Record list
— BEGIN —

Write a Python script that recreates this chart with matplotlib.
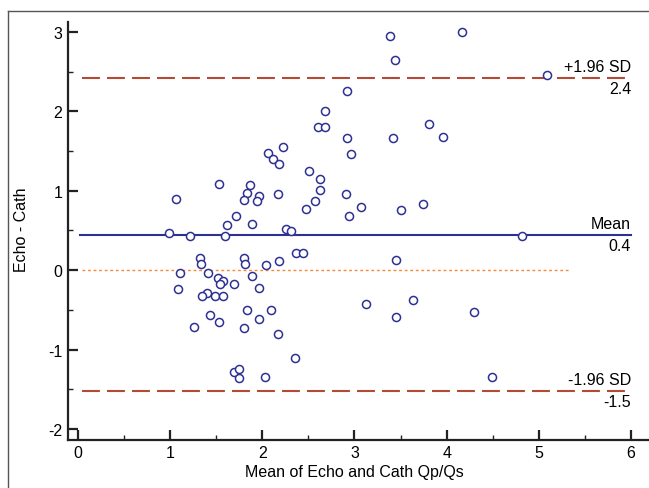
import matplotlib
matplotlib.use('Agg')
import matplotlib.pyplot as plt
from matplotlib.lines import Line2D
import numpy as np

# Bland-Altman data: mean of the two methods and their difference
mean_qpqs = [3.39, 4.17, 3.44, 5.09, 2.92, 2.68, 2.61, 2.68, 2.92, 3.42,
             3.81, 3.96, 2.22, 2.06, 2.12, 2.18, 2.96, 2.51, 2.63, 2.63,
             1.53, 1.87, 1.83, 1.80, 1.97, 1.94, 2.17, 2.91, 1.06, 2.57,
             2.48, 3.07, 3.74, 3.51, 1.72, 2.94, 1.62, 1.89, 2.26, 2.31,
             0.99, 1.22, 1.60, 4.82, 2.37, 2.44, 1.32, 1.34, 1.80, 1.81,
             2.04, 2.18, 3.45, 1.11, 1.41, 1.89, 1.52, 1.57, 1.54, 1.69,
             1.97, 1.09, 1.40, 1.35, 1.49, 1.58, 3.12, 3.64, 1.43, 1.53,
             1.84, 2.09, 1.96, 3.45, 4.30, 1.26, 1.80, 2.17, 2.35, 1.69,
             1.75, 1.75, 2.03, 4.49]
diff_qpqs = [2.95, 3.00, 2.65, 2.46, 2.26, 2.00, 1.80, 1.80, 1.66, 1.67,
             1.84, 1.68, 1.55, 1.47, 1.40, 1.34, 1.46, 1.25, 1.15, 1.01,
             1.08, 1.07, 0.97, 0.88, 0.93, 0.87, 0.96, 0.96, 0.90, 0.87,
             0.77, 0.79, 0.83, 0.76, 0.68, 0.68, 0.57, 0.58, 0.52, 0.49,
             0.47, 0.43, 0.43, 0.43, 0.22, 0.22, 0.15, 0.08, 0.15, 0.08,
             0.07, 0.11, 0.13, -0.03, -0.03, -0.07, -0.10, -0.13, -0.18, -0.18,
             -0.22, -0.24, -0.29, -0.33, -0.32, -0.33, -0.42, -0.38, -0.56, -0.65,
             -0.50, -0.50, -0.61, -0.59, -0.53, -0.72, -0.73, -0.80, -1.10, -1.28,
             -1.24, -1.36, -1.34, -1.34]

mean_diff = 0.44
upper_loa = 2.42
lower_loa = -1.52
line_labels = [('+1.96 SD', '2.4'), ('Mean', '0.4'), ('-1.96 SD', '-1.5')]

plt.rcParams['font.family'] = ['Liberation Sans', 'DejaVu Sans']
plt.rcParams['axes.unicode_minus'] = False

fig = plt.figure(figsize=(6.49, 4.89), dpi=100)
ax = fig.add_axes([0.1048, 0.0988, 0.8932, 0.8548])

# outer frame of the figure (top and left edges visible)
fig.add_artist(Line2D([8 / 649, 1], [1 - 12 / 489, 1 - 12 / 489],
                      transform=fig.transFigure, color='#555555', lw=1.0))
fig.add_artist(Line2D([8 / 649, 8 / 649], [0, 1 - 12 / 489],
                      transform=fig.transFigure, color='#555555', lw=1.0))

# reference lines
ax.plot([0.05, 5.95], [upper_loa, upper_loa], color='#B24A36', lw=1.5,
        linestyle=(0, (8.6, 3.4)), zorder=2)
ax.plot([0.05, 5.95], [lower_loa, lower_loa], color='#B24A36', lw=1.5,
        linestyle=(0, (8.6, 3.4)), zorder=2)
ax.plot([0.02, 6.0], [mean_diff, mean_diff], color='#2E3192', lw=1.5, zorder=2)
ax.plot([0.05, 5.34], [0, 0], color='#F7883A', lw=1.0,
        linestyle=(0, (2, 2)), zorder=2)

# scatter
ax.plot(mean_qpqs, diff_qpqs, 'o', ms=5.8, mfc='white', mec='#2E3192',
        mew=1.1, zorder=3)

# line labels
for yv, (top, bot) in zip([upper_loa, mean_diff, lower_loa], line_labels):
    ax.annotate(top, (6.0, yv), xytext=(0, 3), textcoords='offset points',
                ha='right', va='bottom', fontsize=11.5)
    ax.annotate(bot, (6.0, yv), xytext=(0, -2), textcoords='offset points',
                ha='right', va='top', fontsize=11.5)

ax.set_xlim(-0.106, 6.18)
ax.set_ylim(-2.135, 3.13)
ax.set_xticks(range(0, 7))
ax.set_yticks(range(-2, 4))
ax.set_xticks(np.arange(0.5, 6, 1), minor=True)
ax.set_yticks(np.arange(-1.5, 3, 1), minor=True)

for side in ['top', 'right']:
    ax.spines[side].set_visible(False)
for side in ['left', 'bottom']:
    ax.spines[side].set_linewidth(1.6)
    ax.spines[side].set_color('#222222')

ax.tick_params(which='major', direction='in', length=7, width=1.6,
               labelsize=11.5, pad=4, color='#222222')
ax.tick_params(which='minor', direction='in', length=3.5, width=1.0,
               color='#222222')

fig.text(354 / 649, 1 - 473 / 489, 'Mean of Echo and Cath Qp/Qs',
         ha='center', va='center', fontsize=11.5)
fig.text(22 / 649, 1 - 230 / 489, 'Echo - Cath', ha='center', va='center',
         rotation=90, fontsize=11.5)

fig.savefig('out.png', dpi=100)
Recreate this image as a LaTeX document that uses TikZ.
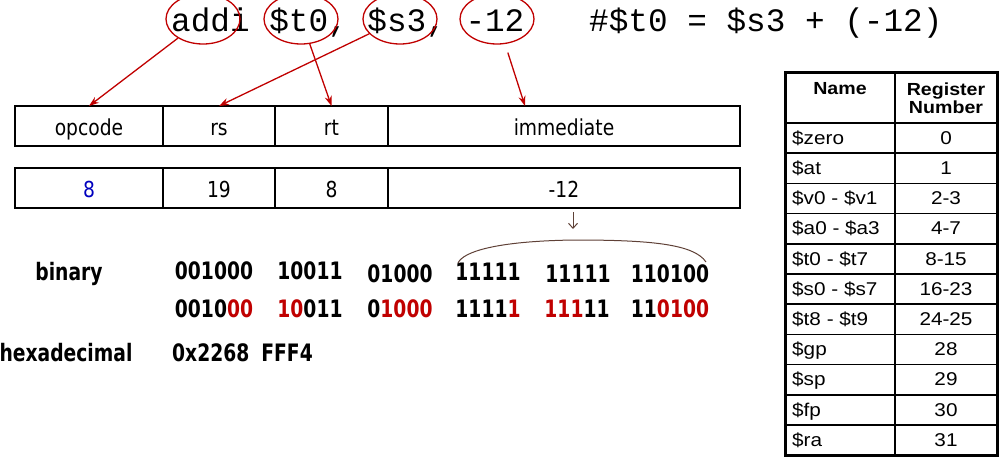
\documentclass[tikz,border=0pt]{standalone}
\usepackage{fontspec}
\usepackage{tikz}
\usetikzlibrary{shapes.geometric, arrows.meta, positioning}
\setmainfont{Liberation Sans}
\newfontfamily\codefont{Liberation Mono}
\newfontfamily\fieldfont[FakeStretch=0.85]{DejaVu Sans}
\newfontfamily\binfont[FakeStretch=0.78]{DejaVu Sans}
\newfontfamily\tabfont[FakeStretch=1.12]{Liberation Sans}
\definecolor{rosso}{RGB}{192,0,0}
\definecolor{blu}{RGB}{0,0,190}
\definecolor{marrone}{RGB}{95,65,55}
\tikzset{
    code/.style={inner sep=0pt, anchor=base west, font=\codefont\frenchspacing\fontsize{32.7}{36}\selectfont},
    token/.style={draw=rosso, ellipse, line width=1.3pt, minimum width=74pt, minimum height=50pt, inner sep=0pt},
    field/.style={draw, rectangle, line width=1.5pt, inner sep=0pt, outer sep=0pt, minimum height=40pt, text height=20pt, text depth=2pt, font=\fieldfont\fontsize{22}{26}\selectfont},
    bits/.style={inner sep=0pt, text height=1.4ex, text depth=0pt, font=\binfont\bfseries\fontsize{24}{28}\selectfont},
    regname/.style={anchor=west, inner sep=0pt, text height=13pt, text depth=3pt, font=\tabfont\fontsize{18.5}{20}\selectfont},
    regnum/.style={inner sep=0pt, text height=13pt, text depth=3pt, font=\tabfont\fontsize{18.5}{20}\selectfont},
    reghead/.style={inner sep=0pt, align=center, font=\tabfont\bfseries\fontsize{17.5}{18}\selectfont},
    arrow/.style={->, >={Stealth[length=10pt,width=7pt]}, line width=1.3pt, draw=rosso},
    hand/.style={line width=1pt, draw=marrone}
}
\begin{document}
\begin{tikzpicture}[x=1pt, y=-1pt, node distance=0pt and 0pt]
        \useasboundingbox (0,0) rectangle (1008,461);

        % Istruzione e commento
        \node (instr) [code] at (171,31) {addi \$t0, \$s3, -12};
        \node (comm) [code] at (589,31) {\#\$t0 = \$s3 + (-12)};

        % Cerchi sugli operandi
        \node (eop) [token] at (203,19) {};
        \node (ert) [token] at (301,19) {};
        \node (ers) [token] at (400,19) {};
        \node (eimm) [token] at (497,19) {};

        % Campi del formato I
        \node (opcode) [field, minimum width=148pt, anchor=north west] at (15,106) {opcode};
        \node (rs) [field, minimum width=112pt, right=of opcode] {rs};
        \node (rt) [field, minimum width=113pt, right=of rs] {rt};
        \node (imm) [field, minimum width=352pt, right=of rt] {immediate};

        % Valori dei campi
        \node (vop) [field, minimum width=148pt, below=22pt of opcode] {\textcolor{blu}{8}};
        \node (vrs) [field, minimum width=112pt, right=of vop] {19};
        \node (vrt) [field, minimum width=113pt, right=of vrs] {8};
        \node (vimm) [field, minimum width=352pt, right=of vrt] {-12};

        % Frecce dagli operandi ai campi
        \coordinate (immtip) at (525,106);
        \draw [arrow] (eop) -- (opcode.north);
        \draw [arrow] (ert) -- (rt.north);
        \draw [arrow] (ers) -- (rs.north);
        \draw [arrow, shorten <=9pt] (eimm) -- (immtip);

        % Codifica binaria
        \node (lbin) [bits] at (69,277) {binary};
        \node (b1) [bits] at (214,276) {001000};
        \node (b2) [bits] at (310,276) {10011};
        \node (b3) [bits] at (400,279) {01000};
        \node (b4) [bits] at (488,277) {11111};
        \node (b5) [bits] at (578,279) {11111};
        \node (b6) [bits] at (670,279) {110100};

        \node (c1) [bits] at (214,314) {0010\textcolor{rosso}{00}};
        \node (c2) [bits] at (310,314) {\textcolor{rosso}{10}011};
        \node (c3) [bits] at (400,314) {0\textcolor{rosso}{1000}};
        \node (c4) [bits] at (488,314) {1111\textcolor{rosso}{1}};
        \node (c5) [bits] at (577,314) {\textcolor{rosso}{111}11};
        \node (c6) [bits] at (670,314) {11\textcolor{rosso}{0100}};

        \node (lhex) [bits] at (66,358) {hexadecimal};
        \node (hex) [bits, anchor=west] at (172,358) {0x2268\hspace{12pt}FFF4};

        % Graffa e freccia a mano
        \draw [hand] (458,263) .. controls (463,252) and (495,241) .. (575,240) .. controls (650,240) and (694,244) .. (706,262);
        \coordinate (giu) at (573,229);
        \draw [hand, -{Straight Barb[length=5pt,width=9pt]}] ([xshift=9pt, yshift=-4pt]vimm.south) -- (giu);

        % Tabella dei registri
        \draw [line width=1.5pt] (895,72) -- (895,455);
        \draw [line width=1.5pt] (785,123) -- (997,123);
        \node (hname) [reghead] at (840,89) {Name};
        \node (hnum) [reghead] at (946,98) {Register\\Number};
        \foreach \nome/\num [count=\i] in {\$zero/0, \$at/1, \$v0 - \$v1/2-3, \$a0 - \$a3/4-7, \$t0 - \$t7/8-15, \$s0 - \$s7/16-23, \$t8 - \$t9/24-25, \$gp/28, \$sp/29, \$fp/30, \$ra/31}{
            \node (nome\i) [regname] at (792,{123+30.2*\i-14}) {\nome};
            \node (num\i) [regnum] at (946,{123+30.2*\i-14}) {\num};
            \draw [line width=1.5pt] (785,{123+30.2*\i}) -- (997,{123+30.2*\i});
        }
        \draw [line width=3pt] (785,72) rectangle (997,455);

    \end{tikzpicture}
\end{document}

— END —
— BEGIN —

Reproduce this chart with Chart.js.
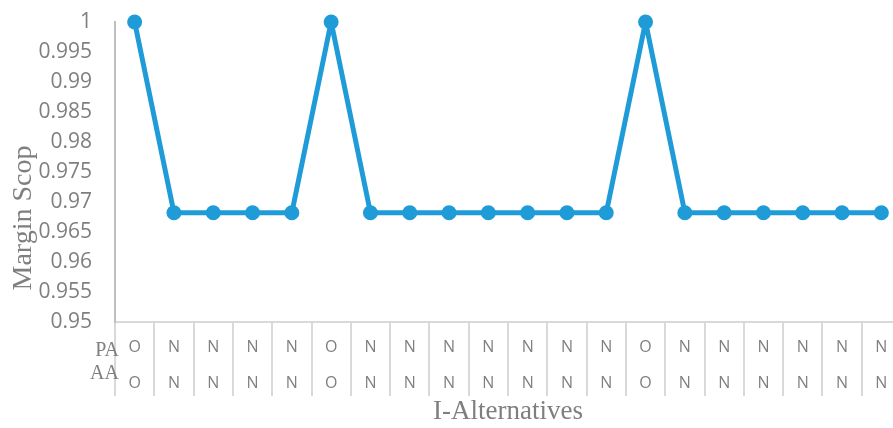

— END —

Copy every line in the listing above where the string "chart" turns up.

Write a Python script that recreates this chart with matplotlib.
Reproduce this chart with Chart.js.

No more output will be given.